• [Information provided]
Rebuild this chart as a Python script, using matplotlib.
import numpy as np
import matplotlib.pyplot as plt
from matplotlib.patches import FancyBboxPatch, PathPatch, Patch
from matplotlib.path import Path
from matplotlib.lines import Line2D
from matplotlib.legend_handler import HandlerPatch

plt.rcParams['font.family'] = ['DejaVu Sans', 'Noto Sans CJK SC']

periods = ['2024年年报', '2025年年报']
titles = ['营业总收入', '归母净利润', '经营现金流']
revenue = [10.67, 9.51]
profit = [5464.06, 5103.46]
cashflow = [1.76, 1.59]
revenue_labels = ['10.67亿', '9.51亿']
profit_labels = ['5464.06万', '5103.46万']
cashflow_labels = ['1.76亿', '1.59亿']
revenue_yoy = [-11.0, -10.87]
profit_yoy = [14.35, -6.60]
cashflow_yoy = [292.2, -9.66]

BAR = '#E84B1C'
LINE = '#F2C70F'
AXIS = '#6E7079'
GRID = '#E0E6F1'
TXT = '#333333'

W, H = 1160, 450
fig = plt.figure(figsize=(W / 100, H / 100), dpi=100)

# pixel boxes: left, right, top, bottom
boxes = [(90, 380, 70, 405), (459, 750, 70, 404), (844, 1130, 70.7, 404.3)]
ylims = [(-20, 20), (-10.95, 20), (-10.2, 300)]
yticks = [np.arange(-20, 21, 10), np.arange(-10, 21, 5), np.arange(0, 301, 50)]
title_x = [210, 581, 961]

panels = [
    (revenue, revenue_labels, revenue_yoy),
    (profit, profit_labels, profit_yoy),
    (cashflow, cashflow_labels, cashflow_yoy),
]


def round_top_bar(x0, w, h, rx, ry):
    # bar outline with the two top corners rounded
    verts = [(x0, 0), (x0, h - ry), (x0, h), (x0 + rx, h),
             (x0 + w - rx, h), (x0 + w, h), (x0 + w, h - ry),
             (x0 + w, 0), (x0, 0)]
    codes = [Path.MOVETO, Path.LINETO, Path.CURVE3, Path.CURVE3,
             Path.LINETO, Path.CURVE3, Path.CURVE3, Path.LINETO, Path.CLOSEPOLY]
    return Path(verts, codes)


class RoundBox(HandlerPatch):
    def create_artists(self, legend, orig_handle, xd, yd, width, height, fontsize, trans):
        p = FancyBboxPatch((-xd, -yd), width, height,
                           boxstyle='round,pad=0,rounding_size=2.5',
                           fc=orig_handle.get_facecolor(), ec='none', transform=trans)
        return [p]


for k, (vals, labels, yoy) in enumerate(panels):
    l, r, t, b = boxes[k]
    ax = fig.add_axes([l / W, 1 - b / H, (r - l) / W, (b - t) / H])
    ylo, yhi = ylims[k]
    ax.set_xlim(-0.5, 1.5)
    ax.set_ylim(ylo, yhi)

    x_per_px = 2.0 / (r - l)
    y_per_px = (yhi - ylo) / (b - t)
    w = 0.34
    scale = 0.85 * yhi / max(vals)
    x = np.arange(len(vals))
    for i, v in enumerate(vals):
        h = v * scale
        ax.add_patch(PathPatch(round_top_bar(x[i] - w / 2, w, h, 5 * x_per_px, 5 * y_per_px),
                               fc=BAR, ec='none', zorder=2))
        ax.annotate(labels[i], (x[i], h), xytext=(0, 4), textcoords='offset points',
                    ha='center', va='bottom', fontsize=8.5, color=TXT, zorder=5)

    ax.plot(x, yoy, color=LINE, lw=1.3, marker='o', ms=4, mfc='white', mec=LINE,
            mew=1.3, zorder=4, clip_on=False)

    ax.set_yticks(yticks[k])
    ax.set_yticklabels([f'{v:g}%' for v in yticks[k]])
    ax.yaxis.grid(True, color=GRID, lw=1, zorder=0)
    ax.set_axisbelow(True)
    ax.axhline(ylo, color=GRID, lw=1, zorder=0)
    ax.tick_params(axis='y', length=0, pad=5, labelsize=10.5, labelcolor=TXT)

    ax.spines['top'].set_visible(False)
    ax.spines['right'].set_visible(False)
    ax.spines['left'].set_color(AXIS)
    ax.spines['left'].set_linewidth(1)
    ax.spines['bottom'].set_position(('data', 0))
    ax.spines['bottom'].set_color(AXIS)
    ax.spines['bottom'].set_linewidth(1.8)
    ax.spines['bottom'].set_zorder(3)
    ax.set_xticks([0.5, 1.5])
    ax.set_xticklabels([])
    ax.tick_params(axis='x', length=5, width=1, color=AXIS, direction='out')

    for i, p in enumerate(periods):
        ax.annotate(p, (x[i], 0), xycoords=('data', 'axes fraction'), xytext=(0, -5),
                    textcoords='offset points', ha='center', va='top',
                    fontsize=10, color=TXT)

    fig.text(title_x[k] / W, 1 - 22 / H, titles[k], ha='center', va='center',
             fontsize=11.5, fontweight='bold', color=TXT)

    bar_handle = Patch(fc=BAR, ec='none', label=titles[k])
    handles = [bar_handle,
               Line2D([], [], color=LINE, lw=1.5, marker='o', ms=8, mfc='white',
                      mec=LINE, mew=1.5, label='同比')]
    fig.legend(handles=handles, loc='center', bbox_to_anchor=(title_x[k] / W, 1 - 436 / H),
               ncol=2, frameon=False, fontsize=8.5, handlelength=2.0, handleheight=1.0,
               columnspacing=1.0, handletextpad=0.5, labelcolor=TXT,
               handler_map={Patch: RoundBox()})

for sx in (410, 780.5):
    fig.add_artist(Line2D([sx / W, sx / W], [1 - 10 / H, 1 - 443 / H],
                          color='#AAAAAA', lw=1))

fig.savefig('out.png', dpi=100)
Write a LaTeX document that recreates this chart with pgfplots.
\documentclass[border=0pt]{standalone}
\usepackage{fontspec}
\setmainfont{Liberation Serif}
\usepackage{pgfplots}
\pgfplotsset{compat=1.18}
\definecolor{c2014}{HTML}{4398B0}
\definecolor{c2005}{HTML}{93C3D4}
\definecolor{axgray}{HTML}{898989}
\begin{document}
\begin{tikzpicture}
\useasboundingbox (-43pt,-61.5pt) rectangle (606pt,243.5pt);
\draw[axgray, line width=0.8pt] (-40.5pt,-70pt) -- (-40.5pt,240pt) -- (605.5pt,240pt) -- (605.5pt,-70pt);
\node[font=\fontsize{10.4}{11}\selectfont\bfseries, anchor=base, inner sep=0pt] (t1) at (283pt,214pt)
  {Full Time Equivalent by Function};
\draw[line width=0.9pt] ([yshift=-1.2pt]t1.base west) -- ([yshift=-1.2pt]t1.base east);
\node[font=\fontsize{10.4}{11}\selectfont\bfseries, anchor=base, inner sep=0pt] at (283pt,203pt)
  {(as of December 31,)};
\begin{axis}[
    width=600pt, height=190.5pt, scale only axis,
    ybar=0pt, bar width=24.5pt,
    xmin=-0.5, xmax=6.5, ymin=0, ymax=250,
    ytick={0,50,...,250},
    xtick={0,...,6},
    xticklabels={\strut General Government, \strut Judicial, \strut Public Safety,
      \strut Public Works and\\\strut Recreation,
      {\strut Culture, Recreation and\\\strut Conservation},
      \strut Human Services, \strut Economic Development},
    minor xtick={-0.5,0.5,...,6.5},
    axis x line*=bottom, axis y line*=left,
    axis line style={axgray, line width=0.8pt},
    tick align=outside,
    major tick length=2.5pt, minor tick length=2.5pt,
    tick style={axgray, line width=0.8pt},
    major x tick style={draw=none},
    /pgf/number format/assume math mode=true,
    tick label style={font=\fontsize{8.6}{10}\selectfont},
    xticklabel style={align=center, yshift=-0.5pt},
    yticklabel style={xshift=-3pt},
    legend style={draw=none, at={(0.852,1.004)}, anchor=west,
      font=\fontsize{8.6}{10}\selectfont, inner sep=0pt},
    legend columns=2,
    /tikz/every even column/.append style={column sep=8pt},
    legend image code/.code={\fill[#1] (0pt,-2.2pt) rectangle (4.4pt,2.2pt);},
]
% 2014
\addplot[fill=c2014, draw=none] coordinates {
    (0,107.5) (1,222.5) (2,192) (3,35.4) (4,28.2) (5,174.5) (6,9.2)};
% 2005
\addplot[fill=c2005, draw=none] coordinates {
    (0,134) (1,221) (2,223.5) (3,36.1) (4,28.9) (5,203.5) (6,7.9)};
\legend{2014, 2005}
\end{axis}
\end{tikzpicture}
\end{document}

• [Task]
Take the lines from the first line of the records through the line holding "return Path(verts, codes)", both included, and please reproduce them exactly with nothing added.

• [Task output]
Rebuild this chart as a Python script, using matplotlib.
import numpy as np
import matplotlib.pyplot as plt
from matplotlib.patches import FancyBboxPatch, PathPatch, Patch
from matplotlib.path import Path
from matplotlib.lines import Line2D
from matplotlib.legend_handler import HandlerPatch

plt.rcParams['font.family'] = ['DejaVu Sans', 'Noto Sans CJK SC']

periods = ['2024年年报', '2025年年报']
titles = ['营业总收入', '归母净利润', '经营现金流']
revenue = [10.67, 9.51]
profit = [5464.06, 5103.46]
cashflow = [1.76, 1.59]
revenue_labels = ['10.67亿', '9.51亿']
profit_labels = ['5464.06万', '5103.46万']
cashflow_labels = ['1.76亿', '1.59亿']
revenue_yoy = [-11.0, -10.87]
profit_yoy = [14.35, -6.60]
cashflow_yoy = [292.2, -9.66]

BAR = '#E84B1C'
LINE = '#F2C70F'
AXIS = '#6E7079'
GRID = '#E0E6F1'
TXT = '#333333'

W, H = 1160, 450
fig = plt.figure(figsize=(W / 100, H / 100), dpi=100)

# pixel boxes: left, right, top, bottom
boxes = [(90, 380, 70, 405), (459, 750, 70, 404), (844, 1130, 70.7, 404.3)]
ylims = [(-20, 20), (-10.95, 20), (-10.2, 300)]
yticks = [np.arange(-20, 21, 10), np.arange(-10, 21, 5), np.arange(0, 301, 50)]
title_x = [210, 581, 961]

panels = [
    (revenue, revenue_labels, revenue_yoy),
    (profit, profit_labels, profit_yoy),
    (cashflow, cashflow_labels, cashflow_yoy),
]


def round_top_bar(x0, w, h, rx, ry):
    # bar outline with the two top corners rounded
    verts = [(x0, 0), (x0, h - ry), (x0, h), (x0 + rx, h),
             (x0 + w - rx, h), (x0 + w, h), (x0 + w, h - ry),
             (x0 + w, 0), (x0, 0)]
    codes = [Path.MOVETO, Path.LINETO, Path.CURVE3, Path.CURVE3,
             Path.LINETO, Path.CURVE3, Path.CURVE3, Path.LINETO, Path.CLOSEPOLY]
    return Path(verts, codes)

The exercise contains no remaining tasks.